Una docente organizó una salida pedagógica de todo el colegio para ver la obra de teatro «El regalo» sobre homofobia, actividad en la que fue incluido el curso en el que mi hermana llevaba la jefatura. En algún momento de la presentación, un personaje masculino recordó un amor de infancia -otro “niño varón”, minuto en que apoderados empezaron a salir de la sala, espantados. El resultado: carta a la directora, y el despido de la docente que organizó la actividad y de mi hermana, cuya única responsabilidad en el hecho fue llevar a su curso por orden del colegio y ser lesbiana, hecho ya conocido en la escuela.

Cuando pienso en esto, rememoro mi propia historia en la que –por supuesto- he vivido injusticias. Pero nunca, nunca tuve miedo a que me despidieran por quien había elegido para acompañar mi vida o mis noches. Nunca reprimí dar la mano en la calle o despedirme con un beso. Nunca pensé si me convenía decir pololo o pareja ante un público específico. Y entonces siento la misma vergüenza que cuando ese pequeño se robó mi helado por la desesperación de probarlo sin tener cómo.

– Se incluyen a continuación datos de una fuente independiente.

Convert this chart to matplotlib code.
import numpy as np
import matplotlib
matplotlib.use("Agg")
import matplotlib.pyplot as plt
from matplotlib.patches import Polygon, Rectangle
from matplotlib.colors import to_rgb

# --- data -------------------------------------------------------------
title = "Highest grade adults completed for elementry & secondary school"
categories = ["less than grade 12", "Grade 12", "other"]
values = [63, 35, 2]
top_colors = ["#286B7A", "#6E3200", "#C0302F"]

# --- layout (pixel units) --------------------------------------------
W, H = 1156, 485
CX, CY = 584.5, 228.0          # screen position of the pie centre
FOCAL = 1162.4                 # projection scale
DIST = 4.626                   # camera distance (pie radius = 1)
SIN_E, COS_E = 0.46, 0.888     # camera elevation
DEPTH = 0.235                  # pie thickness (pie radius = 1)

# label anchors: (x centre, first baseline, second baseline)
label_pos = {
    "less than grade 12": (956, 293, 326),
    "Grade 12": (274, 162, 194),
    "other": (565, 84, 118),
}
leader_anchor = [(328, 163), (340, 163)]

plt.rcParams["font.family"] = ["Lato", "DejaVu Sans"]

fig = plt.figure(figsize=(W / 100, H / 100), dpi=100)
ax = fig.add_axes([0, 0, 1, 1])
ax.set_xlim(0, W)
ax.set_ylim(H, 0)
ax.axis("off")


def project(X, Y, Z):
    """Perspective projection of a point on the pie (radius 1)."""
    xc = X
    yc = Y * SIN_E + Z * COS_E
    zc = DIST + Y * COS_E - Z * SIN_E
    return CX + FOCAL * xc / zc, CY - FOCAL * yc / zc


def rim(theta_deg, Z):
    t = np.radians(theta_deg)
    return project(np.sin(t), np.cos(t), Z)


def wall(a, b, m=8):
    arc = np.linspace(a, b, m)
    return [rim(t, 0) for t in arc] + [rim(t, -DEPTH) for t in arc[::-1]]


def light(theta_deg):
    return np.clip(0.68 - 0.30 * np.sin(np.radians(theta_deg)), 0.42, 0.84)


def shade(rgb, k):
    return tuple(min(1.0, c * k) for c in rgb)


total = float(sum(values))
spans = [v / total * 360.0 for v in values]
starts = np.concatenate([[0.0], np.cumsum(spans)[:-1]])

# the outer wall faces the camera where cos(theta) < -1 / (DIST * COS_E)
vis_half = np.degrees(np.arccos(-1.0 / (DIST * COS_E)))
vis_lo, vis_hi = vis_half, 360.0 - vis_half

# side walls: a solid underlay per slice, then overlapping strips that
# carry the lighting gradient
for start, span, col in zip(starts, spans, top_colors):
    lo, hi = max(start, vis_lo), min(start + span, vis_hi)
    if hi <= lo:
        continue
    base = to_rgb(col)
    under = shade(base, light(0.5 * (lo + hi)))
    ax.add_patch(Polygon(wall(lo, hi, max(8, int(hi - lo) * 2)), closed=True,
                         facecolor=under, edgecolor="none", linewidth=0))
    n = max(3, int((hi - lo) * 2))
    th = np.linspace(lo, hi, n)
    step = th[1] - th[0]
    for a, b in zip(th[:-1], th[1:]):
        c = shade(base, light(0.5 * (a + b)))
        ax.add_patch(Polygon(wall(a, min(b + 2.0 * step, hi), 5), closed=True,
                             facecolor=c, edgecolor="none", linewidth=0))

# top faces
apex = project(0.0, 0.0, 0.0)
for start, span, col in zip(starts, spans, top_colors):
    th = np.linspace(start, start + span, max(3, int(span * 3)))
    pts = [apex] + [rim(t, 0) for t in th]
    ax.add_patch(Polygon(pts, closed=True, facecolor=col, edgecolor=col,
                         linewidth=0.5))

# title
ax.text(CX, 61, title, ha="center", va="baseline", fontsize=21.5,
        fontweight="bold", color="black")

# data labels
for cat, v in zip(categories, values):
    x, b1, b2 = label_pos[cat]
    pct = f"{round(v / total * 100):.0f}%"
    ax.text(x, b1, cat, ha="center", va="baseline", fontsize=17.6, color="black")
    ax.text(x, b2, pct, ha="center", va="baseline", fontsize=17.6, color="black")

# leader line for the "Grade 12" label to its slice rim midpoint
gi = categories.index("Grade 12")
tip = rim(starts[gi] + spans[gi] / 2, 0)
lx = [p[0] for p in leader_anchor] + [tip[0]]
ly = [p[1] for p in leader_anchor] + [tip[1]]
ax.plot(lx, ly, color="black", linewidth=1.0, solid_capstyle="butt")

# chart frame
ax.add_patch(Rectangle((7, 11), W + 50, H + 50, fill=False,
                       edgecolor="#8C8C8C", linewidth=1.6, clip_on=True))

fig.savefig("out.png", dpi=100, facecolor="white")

Mi hermana fue muy esperada y querida. Cuando chiquita, y por ser arisca, la engañábamos con un juego en el que ella vendía huevitos imaginarios que sacaba de un canastito y nosotros le pagábamos con besitos. Y cuando recuerdo eso me avergüenzo del país en que vive y del privilegio que he tenido para ser quien soy. Mi hermana no es la única. Todos los días hay Isabeles, Emmas, Borises, Eves, Fernandos y Ells, que han vivido pensando cómo es conveniente actuar o qué decir –y dónde- para protegerse. Todos los días hay Samueles, Nicolaces y Damianes que pelean para sentirse cómodos en los cuerpos con los que nacieron, teniendo que además dar explicaciones para habitar el mismo espacio que yo habito porque sí. Y me da vergüenza.

Puedo entender la idea de reivindicar el orgullo. Porque tal vez cuando se ha crecido soportando las miradas ajenas sospechosas, el momento en que se logra decir “no me importa lo que diga el resto, esto es lo que soy”, efectivamente es de satisfacción. Y también puedo comprender las críticas, porque es complejo celebrar cuando la violencia es cotidiana, cuando los avances son en derechos individuales como si estas brutalidades no fueran problemas colectivos, cuando las organizaciones que convocan han tenido historias de agresiones patriarcales y autoritarias innegables.

Puedo entender el orgullo y también la rabia. Pero para mí este mes, cuando mi hermana -la misma que repartía huevitos invisibles- debe exponerse a un juicio laboral solo por amar a otra mujer, solo queda la vergüenza.